Throwing it down here, baby. Despite similar tastes, you and I disagree on enough music to let a few sparks fly. So this here blog will be our Thunderdome, our Battle of the Network Stars, our Urgh! A Music War. This is it — it's go time, bitch.

I'd like to propose some list-making, but that is the most hackneyed goddamn thing a music lover can do, so I'll start off elsewhere (and I know that we will be making bloody lists before long).

My first challenge to you: Defend Robert Palmer.

I see Palmer as a dime store Bryan Ferry, a cut-rate version of what amounts to a questionable phenomenon in the first place: the British white-boy torch singer. I don't deny that Palmer has had a few moments here and there, but I can't help but view his coat, tie and artificial smoothness in the harsh, blinding reflection of the impeccably mannered and sexually sophisticated Mr. Ferry. Was there another soul in the 20th century who could make excessively perspiring in a bespoke suit so damn, well, erotic? I don't think so.

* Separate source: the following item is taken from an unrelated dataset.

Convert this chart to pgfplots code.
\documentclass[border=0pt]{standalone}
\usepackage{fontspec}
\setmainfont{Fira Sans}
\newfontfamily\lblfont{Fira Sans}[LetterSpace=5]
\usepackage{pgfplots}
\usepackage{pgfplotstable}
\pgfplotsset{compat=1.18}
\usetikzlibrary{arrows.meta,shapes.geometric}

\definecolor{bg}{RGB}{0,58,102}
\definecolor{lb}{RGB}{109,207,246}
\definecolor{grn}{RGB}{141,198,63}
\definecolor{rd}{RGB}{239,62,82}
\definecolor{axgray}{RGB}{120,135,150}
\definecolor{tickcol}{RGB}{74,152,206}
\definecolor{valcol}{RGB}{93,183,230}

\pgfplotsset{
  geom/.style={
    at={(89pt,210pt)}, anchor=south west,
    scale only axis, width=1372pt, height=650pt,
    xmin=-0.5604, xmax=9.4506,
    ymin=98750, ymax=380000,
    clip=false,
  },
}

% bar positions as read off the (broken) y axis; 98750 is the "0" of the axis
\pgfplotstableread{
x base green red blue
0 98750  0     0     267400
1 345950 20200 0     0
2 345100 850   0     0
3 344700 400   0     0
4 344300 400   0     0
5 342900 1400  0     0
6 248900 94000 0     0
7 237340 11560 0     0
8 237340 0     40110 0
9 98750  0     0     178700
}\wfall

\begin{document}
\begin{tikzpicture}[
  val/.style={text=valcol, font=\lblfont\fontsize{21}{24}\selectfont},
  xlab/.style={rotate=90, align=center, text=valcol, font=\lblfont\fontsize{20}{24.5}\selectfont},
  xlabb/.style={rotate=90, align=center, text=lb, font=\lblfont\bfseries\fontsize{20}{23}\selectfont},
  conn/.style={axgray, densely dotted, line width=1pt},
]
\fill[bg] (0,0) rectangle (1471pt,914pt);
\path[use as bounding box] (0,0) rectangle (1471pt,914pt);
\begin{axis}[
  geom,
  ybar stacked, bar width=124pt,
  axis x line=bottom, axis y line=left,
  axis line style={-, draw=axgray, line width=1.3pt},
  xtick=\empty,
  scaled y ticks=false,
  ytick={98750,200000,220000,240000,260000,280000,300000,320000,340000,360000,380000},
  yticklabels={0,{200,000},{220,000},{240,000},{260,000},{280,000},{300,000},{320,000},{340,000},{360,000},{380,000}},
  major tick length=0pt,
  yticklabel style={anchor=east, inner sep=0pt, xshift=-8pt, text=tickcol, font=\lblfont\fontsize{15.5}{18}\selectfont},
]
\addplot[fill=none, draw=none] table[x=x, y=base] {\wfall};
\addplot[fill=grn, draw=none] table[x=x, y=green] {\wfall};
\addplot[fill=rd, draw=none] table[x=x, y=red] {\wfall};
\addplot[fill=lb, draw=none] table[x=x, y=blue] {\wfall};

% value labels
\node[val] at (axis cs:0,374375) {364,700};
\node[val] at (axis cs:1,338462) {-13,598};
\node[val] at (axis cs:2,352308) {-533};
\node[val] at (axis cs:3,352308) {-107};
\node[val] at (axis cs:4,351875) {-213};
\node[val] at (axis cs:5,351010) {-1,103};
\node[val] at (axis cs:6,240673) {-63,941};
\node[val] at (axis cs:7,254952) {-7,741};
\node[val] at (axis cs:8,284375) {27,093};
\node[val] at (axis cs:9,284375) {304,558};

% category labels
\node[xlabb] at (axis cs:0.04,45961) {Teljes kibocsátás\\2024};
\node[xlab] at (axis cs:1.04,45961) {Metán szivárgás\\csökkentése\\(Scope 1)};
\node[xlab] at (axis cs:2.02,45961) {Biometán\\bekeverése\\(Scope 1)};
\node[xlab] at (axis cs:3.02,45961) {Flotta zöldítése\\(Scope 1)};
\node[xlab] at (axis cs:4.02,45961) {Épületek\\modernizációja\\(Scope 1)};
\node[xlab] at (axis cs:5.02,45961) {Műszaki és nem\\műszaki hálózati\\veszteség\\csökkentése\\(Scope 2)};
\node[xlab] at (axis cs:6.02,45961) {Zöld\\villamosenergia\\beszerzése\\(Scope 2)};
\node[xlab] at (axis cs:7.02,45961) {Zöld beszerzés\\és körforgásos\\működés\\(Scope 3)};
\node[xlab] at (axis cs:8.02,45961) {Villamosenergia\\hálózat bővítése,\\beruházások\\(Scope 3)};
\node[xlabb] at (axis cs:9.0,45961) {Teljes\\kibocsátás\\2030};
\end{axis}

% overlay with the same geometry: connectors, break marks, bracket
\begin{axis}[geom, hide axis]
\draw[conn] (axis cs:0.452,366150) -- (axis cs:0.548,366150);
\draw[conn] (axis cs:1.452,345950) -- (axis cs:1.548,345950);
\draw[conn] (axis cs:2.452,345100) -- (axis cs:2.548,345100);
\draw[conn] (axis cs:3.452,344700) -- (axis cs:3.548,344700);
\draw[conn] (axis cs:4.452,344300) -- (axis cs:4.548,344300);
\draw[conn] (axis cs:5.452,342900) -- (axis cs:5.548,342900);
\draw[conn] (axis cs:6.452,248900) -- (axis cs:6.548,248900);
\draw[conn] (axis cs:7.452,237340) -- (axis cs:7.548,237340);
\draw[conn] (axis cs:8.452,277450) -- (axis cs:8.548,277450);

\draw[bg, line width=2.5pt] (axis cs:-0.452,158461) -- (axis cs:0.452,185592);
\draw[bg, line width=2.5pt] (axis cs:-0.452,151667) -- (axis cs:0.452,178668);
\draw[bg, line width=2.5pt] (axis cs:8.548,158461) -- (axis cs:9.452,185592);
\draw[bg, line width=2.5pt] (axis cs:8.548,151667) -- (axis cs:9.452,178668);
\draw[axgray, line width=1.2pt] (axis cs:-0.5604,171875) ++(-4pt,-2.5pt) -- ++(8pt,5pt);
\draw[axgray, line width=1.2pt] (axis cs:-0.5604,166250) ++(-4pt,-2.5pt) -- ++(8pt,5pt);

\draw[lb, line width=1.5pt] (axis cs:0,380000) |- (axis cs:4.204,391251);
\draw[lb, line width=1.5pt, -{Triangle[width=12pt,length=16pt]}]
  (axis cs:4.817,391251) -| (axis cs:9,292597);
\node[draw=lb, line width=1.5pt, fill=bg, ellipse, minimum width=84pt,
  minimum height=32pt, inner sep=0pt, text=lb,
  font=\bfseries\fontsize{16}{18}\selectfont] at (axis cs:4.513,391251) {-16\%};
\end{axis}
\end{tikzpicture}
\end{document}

Robert Palmer may have become ubiquitous from a clever music video, but today I think the image of mindlessly swaying, robotic models is all that remains of his legacy. Mildly talented and never quite as suave as he would have us believe, he deserves little of our attention, and certainly not the position in your music collection that he currently occupies. Keep a couple of the hits and toss the rest out. You need the space on your iPod.